If we can’t find the tapes I guess we could re-record it. Maybe you could try and find the Phil guy and also have a word with your agent. He might know what to do. And we must track down the rest of the band.

Isn't it fantastic being in contact again after all these years?

Be cool


Wednesday, 10 December 2008

A Day in the Lift


With regard to the Pink Kangaroo drink or whatever it is to be called - do we really want to be associated with what sounds to be a non-starter? Radish Flavoured? JEEEEZUZ.
Also which lyrics are they planning to change - I hope it's not my line about "10,000 dogs in Bradford Yorkshire" - a bit of a double edged classic I do believe! In reference to that, the blonde girl I used to "knock around with" as you put it, in fact went to work for Kleinstein so it could have been her you were talking to! I am surprised that you got the impression that she was "a bit of a goer" as you so delicately phrased it - she told me that she "batted for the other side" and was not interested in men. I had much more luck with Brenda The Blower - you remember you used to write poems to her and as I remember was pretty smitten by her - ask the others, they all knew her quite well!

Shall we just drop the harmonica thing - I still have a nasty taste in my mouth about that incident.

Anyway what's the next move with the song and more importantly what about the money? Have you heard from any of the others? Hopefully not. On thinking about it, I am sure the master tapes were left with that Producer guy Phil something - you know - he was the one that kept on trying to get all his mates and girlfriends into the studio (at our expense) to bang tambourines, triangles, trays and teapots and do backing vocals. He was always trying to convince us that we needed a big sound. I remember the fiasco when he tried to get us to record with his entourage at that shopping centre - "Mall of Sound" - my foot! The Hammond organ got stuck in the lift and every two minutes there'd be Security to Level 4 please... or somesuch announcement. Anyway I am sure he had the master tapes and indeed the Peruvian Nose Flute and the 17-stringed Gourd that we used in ground breaking fashion on that very song Pink Dog, which I actually think was one of my best solo efforts..

Yours in music and royalties,

Thursday, 4 December 2008

The Hair of the Dog

Hi Chas… er, I mean Charles. Well actually they’re interested in Pink Dog, which you and I co-wrote. They want to change the words though. It’s for a non-alcoholic champagne called Radish. Or Kangaroo. Or maybe it's pink something... that would make sense. Actually I’ve forgotten. I’ve got the email somewhere.

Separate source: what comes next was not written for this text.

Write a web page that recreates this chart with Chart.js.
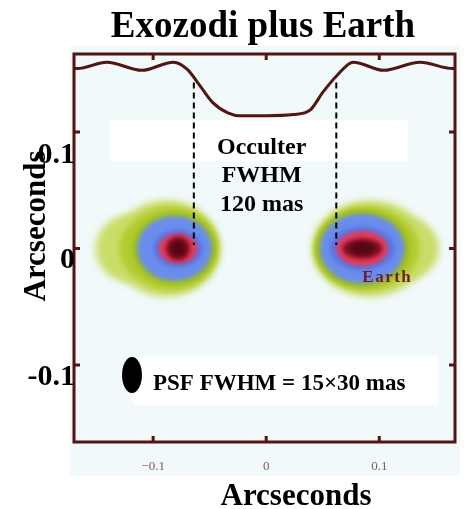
<!DOCTYPE html>
<html>
<head>
<meta charset="utf-8">
<title>Exozodi plus Earth</title>
<script src="https://cdn.jsdelivr.net/npm/chart.js"></script>
<style>
  html, body { margin: 0; padding: 0; background: #fff; }
</style>
</head>
<body>
<canvas id="grafico" width="464" height="509"></canvas>
<script>
// perfil de brillo del occultador (arcsec), dibujado sobre la imagen
const perfilX = [-0.170, -0.167, -0.141, -0.110, -0.082, -0.070, -0.058, -0.047, -0.034, -0.023, 0.000, 0.024, 0.039, 0.050, 0.063, 0.077, 0.104, 0.136, 0.165, 0.167];
const perfilY = [0.1545, 0.1545, 0.160, 0.153, 0.160, 0.154, 0.139, 0.125, 0.1165, 0.114, 0.114, 0.115, 0.119, 0.134, 0.149, 0.160, 0.153, 0.160, 0.1545, 0.1545];

// bordes del FWHM del occultador
const occultX = [-0.064, 0.062];
const occultY = [0.1425, 0.003];

// manchas: exozodi izquierda, exozodi + Tierra derecha
const manchaX = [-0.078, 0.085];
const manchaY = [0.0, 0.0];
const colaDx = [-0.042, 0.037], colaRx = [0.031, 0.031], colaRy = [0.029, 0.027];
const verdeDx = [-0.0106, 0.007], verdeRx = [0.0478, 0.0513], verdeRy = [0.0412, 0.0412];
const azulDx = [-0.003, 0.0], azulRx = [0.0332, 0.0376], azulRy = [0.0279, 0.030];
const rojoRx = [0.0173, 0.023], rojoRy = [0.0129, 0.015];
const nucleoRx = [0.0106, 0.0177], nucleoRy = [0.0103, 0.0086];

// PSF (elipse negra)
const psfX = -0.1187, psfY = -0.1085, psfRx = 0.0088, psfRy = 0.0155;

const ticksX = [-0.1, 0, 0.1];
const ticksY = [0.1, 0, -0.1];
const etiquetasX = ['\u22120.1', '0', '0.1'];
const etiquetasY = ['0.1', '0', '-0.1'];

const titulo = 'Exozodi plus Earth';
const tituloEje = 'Arcseconds';
const textoOcc = ['Occulter', 'FWHM', '120 mas'];
const textoPsf = 'PSF FWHM = 15\u00d730 mas';
const textoTierra = 'Earth';

const MARRON = '#521511';
const SERIF = '"Liberation Serif", "DejaVu Serif", serif';

function elipse(ctx, xs, ys, cx, cy, rx, ry) {
  const px = xs.getPixelForValue(cx), py = ys.getPixelForValue(cy);
  const prx = Math.abs(xs.getPixelForValue(cx + rx) - px);
  const pry = Math.abs(ys.getPixelForValue(cy + ry) - py);
  ctx.beginPath();
  ctx.ellipse(px, py, prx, pry, 0, 0, Math.PI * 2);
  ctx.fill();
}

function rect(ctx, xs, ys, x0, x1, y0, y1) {
  const a = xs.getPixelForValue(x0), b = xs.getPixelForValue(x1);
  const c = ys.getPixelForValue(y0), d = ys.getPixelForValue(y1);
  ctx.fillRect(a, c, b - a, d - c);
}

const fondo = {
  id: 'fondo',
  beforeDraw(chart) {
    const { ctx, chartArea: a } = chart;
    ctx.save();
    ctx.fillStyle = '#fff';
    ctx.fillRect(0, 0, chart.width, chart.height);
    ctx.fillStyle = '#f1f9fa';
    ctx.fillRect(a.left - 4, a.top - 8, a.right - a.left + 9, a.bottom - a.top + 42);
    ctx.restore();
  },
  beforeDatasetsDraw(chart) {
    const { ctx } = chart;
    const xs = chart.scales.x, ys = chart.scales.y;
    ctx.save();
    for (let i = 0; i < manchaX.length; i++) {
      const cx = manchaX[i], cy = manchaY[i];
      // halo verde claro con la cola hacia afuera
      ctx.filter = 'blur(3.5px)';
      ctx.fillStyle = '#cadd68';
      elipse(ctx, xs, ys, cx + colaDx[i], cy, colaRx[i], colaRy[i]);
      elipse(ctx, xs, ys, cx + verdeDx[i], cy, verdeRx[i], verdeRy[i]);
      ctx.filter = 'blur(3px)';
      ctx.fillStyle = '#b2cc30';
      elipse(ctx, xs, ys, cx + colaDx[i] * 0.6, cy, colaRx[i] * 0.85, colaRy[i] * 0.85);
      elipse(ctx, xs, ys, cx + verdeDx[i] * 0.6, cy, verdeRx[i] * 0.88, verdeRy[i] * 0.88);
      ctx.filter = 'blur(2.5px)';
      ctx.fillStyle = '#9fbe18';
      elipse(ctx, xs, ys, cx + azulDx[i], cy, azulRx[i] * 1.12, azulRy[i] * 1.12);
      ctx.filter = 'blur(2px)';
      ctx.fillStyle = '#6a8ded';
      elipse(ctx, xs, ys, cx + azulDx[i], cy, azulRx[i], azulRy[i]);
      ctx.fillStyle = '#5676e4';
      elipse(ctx, xs, ys, cx, cy, rojoRx[i] * 1.25, rojoRy[i] * 1.25);
      ctx.fillStyle = '#e63a57';
      elipse(ctx, xs, ys, cx, cy, rojoRx[i], rojoRy[i]);
      ctx.fillStyle = '#7c0d22';
      elipse(ctx, xs, ys, cx, cy, nucleoRx[i], nucleoRy[i]);
      ctx.fillStyle = '#520713';
      elipse(ctx, xs, ys, cx, cy, nucleoRx[i] * 0.6, nucleoRy[i] * 0.6);
    }
    ctx.filter = 'none';

    // recuadros blancos de los textos
    ctx.fillStyle = '#ffffff';
    rect(ctx, xs, ys, -0.138, 0.1257, 0.1107, 0.0747);
    rect(ctx, xs, ys, -0.1177, 0.152, -0.0927, -0.134);

    ctx.fillStyle = '#000';
    elipse(ctx, xs, ys, psfX, psfY, psfRx, psfRy);
    ctx.restore();
  },
  afterDraw(chart) {
    const { ctx, chartArea: a } = chart;
    const xs = chart.scales.x, ys = chart.scales.y;
    ctx.save();

    // marco y ticks hacia adentro
    ctx.strokeStyle = MARRON;
    ctx.lineWidth = 3;
    ctx.strokeRect(a.left, a.top, a.right - a.left, a.bottom - a.top);
    ctx.beginPath();
    ticksX.forEach(v => {
      const px = xs.getPixelForValue(v);
      ctx.moveTo(px, a.top); ctx.lineTo(px, a.top + 6);
      ctx.moveTo(px, a.bottom); ctx.lineTo(px, a.bottom - 6);
    });
    ticksY.forEach(v => {
      const py = ys.getPixelForValue(v);
      ctx.moveTo(a.left, py); ctx.lineTo(a.left + 6, py);
      ctx.moveTo(a.right, py); ctx.lineTo(a.right - 6, py);
    });
    ctx.stroke();

    // etiquetas del eje x
    ctx.fillStyle = '#8a5a52';
    ctx.font = '13px ' + SERIF;
    ctx.textAlign = 'center';
    ctx.textBaseline = 'alphabetic';
    ticksX.forEach((v, i) => ctx.fillText(etiquetasX[i], xs.getPixelForValue(v), a.bottom + 28));

    // etiquetas del eje y
    const bajada = [31, 19, 20];
    ctx.fillStyle = '#000';
    ctx.font = 'bold 30px ' + SERIF;
    ctx.textAlign = 'right';
    ticksY.forEach((v, i) => ctx.fillText(etiquetasY[i], a.left + 1, ys.getPixelForValue(v) + bajada[i]));

    // título y nombres de ejes
    ctx.textAlign = 'center';
    ctx.font = 'bold 37px ' + SERIF;
    ctx.fillText(titulo, 263, 37);
    ctx.font = 'bold 31px ' + SERIF;
    ctx.fillText(tituloEje, 296, 505);
    ctx.save();
    ctx.translate(45, 226);
    ctx.rotate(-Math.PI / 2);
    ctx.fillText(tituloEje, 0, 0);
    ctx.restore();

    // textos dentro de la imagen
    ctx.font = 'bold 24px ' + SERIF;
    const ox = xs.getPixelForValue(-0.004);
    [154, 182, 211].forEach((y, i) => ctx.fillText(textoOcc[i], ox, y));
    ctx.font = 'bold 23px ' + SERIF;
    ctx.textAlign = 'left';
    ctx.fillText(textoPsf, 153, 390);

    ctx.fillStyle = '#6b1d2b';
    ctx.font = 'bold 17px ' + SERIF;
    ctx.letterSpacing = '1.5px';
    ctx.fillText(textoTierra, xs.getPixelForValue(0.085), ys.getPixelForValue(-0.0287));
    ctx.restore();
  }
};

const puntosPerfil = perfilX.map((x, i) => ({ x: x, y: perfilY[i] }));

new Chart(document.getElementById('grafico'), {
  type: 'scatter',
  data: {
    datasets: [
      {
        data: puntosPerfil,
        showLine: true,
        borderColor: MARRON,
        borderWidth: 3,
        pointRadius: 0,
        cubicInterpolationMode: 'monotone'
      },
      {
        data: [{ x: occultX[0], y: occultY[0] }, { x: occultX[0], y: occultY[1] }],
        showLine: true,
        borderColor: '#000',
        borderWidth: 2,
        borderDash: [6, 4],
        pointRadius: 0
      },
      {
        data: [{ x: occultX[1], y: occultY[0] }, { x: occultX[1], y: occultY[1] }],
        showLine: true,
        borderColor: '#000',
        borderWidth: 2,
        borderDash: [6, 4],
        pointRadius: 0
      }
    ]
  },
  options: {
    responsive: false,
    animation: false,
    layout: { padding: { left: 74, right: 9, top: 54, bottom: 67 } },
    plugins: { legend: { display: false }, tooltip: { enabled: false }, title: { display: false } },
    scales: {
      x: { type: 'linear', min: -0.17, max: 0.167, display: false },
      y: { type: 'linear', min: -0.166, max: 0.167, display: false }
    }
  },
  plugins: [fondo]
});
</script>
</body>
</html>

I called Mr Kleinstein but his secretary wasn’t very bright. I tried to explain who I was but she said Mr Kleinstein had never heard of me, which isn't true. I think there was a party going on. Lots of people were laughing in the background.

I said I was sorry about the mouth harp incident. The bowl had been cleaned out since Trevor died. And I thought water improved a mouth harp's tone.

BTW Whatever happened to that blond bird you used to knock around with. The one with the big... well... you know. She was a goer wasn't she?

Give me a ring. I’m still at the old place.